The original recipe for this passionfruit cheesecake slice used Lattice biscuits. They have since been discontinued so we’ve used another plain tea biscuit instead. Our updated easy cheesecake slice is a cinch to make, just set in the fridge overnight for a delicious, zesty dessert the next day.
Ingredients
Method
Preheat the oven to 170C (150C fan forced). Place biscuits in a single layer on oven trays. Bake for 15 minutes or until golden brown. Cool.
Grease and line the base and sides of a 20cm x 30cm lamington pan, allowing a 5cm overhang.
Arrange biscuits in a single layer in the pan to cover the base. Trim the biscuits to fit if necessary.
Sprinkle the gelatine over the water in a small heatproof jug; stand jug in a small saucepan of simmering water. Stir until gelatine dissolves. Cool for 5 minutes.
Beat the cream cheese and rind in a large bowl of an electric mixer until very smooth.
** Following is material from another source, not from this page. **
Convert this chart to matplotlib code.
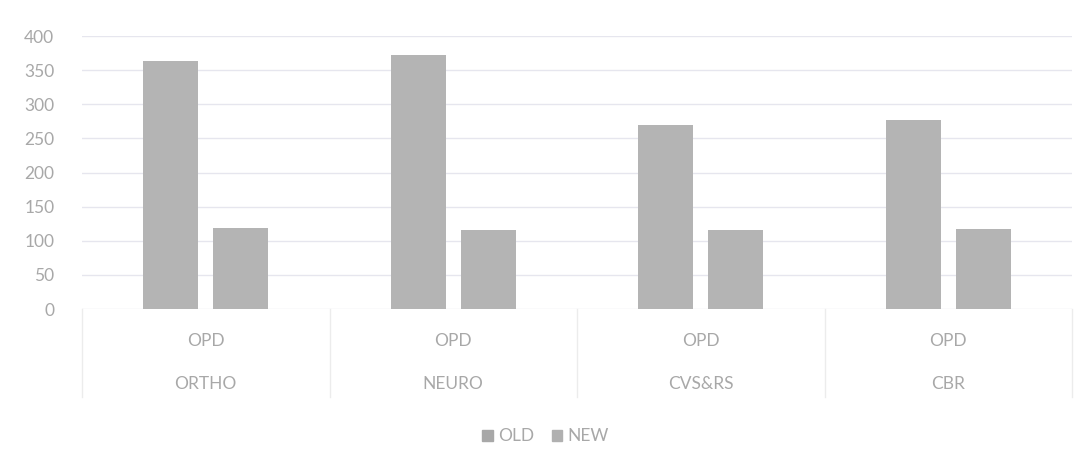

Add the condensed milk and juice; beat on high speed for 5 minutes, scraping down the sides occasionally. Beat in gelatine mixture and passionfruit pulp.
Spread the mixture into pan. Top with remaining biscuits. Refrigerate overnight.
To decorate, combine the sifted icing sugar and enough extra passionfruit pulp in a medium bowl until the desired consistency. Transfer cheesecake to a serving platter or board; drizzle over the passionfruit icing.
Baking the biscuits is an optional step and not necessary. We were after a crispy biscuit base and top. Uniced slice suitable to freeze.